Sembra ferrea la volontà del governo di modificare la disciplina pensionistica vigente. Ma la volontà potrebbe scontrarsi con gli oneri della sostenibilità finanziaria. La chiusura della procedura d’infrazione per lo sforamento del tetto del 3% del rapporto deficit/Pil non ci garantirà chissà quali margini di manovra. Si parla di una manciata di miliardi in più, otto per la precisione. Saranno sufficienti per introdurre la flessibilità in uscita (si decide di andare in pensione in cambio di penalizzazioni o incentivi entro una forbice compresa tra i 62 i 70 anni)? Lo abbiamo chiesto a Cesare Damiano, presidente della commissione Lavoro della Camera.
E’ buona norma non cambiare la disciplina pensionistica ogni volta che cambia il governo. In questo caso, è lecito fare un’eccezione?
Non stiamo parlando di una nuova riforma, ma di correzioni altamente auspicabili, dato che a seguito della riforma Fornero si è determinata una situazione socialmente insostenibile. Mi riferisco, in particolare, a quelle centinaia di migliaia di persone rimaste senza reddito da pensione e da lavoro. Si tratta di coloro che, in buona fede, hanno cessato il rapporto di lavoro in presenza di un sistema pensionistico che avrebbe garantito loro di andare in pensione uno o due anni dopo la cessazione. Ma che, per gli effetti della riforma Fornero, sono obbligati ad attendere, in certi casi, addirittura a 6 o 7 anni.
Quali correzioni servono?
Anzitutto, è necessario un nuovo intervento per ampliare la platea dei cosiddetti salvaguardati. Attualmente, tre successivi provvedimenti legislativi, hanno derogato 130mila persone, che potranno andare in pensione con le vecchie regole. L’Inps sta procedendo alla valutazione delle domande sui primi 65mila. Più di 8mila hanno già ricevuto la pensione. Tuttavia, 130mila deroghe non risolvono il problema. Centinaia di migliaia di persone continueranno ad essere “intrappolate” (o rischieranno di esserlo) per anni, senza ricevere lo stipendio né l’assegno pensionistico. Un secondo intervento dovrà avere carattere strutturale.
E cosa dovrà prevedere?
Occorre inserire un principio di flessibilità all’interno del sistema previdenziale.

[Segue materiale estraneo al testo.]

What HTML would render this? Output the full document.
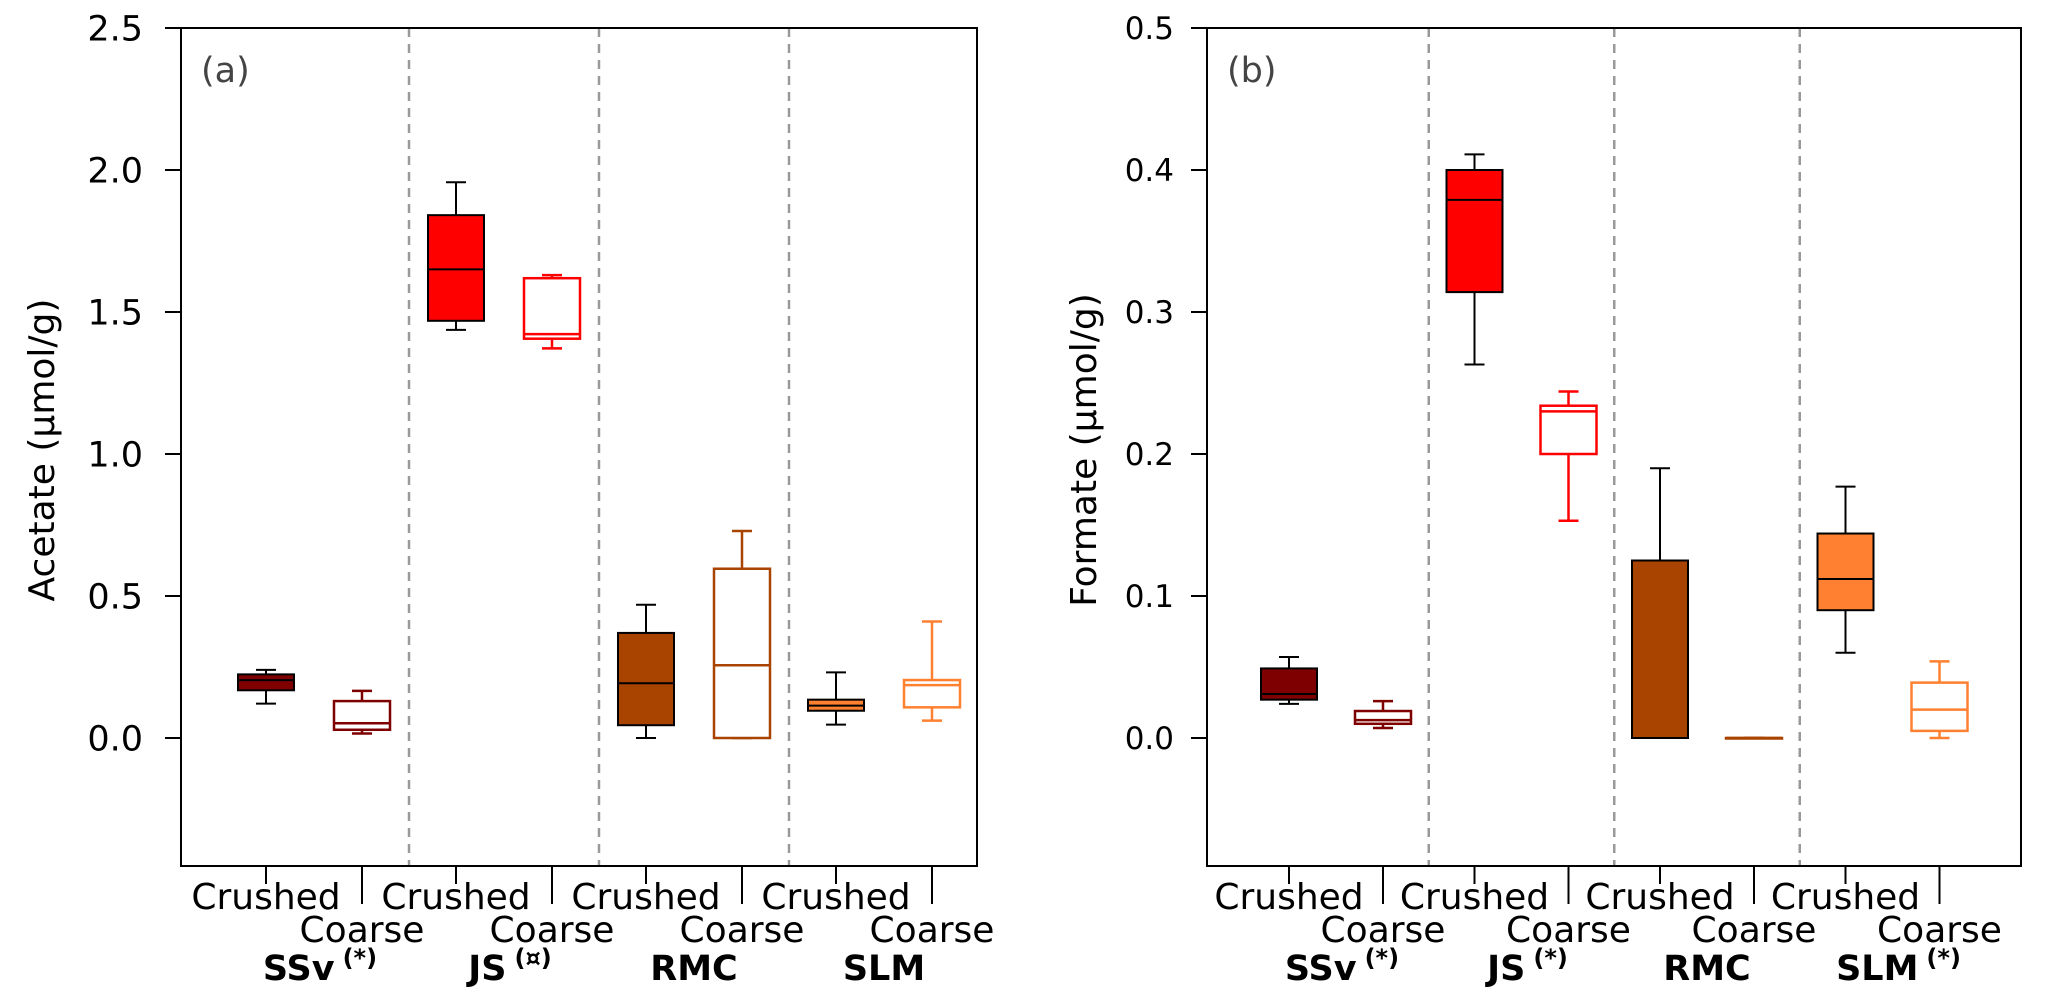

Assieme ad altri esponenti del Pd ho presentato una proposta che consenta l’accesso al regime pensionistico a chi abbia maturato almeno 62 anni di età e 35 di contributi, con una penalizzazione dell’8% rispetto alla soglia attualmente prevista dei 66 anni. Tale penalizzazione decrescerebbe del 2% per ogni anno che si decidesse di restare al lavoro (6% a 63 anni, 4% a 64 e così via). Contestualmente, è previsto un incentivo del 2% per ogni anno di ritardo dal ritiro. A 70 anni, quindi, la maggiorazione sarebbe dell’8%.
Già ai tempi in cui la riforma fu definita si parlava di flessibilità. Tuttavia, la Ragioneria generale dello Stato si oppose.
Non dobbiamo dimenticare, anzitutto, che con la riforma Fornero il costo della crisi è stato fatto pagare ai pensionati. Si risparmieranno, fino al 2020, 22 miliardi di euro e dal 2020 al 2060 se ne risparmieranno altri 350. Evidentemente, se questo enorme risparmio sarà eroso, occorrerà individuare delle coperture finanziarie. Questo si potrà e si dovrà fare attraverso le pieghe del bilancio. Indubbiamente, il meccanismo di flessibilità suddetto attenuerà l’erosione, mentre altre risorse si potranno recuperare da quei famosi 8 miliardi che l’uscita dalla procedura d’infrazione del tetto del 3% del rapporto deficit/Pil ci dovrebbe garantire. Tuttavia, tutto ciò è ben diverso dall’affermare che il sistema non sia in equilibrio. E, infatti, il presidente dell’Inps, in più occasioni, ha affermato che lo è. Mastrapasqua ha, inoltre, fatto presente che le riforme Damiano e Sacconi hanno portato l’età media di fuoriuscita dal lavoro a 61 anni e 3 mesi, in media con l’Europa.
Quindi?
Il nostro sistema è perfettamente allineato a quello degli altri paesi europei. La Fornero ha spostato in avanti il limite al punto tale da farci risultare i primi. Un record a cui si può rinunciare volentieri. Non dimentichiamo, infine, che chi viene lasciato senza pensione rappresenta pur sempre un costo che lo Stato dovrà accollarsi in termini di sussidi di disoccupazione. Anche da questo punto di vista, è molto più ragionevole introdurre un criterio di flessibilità.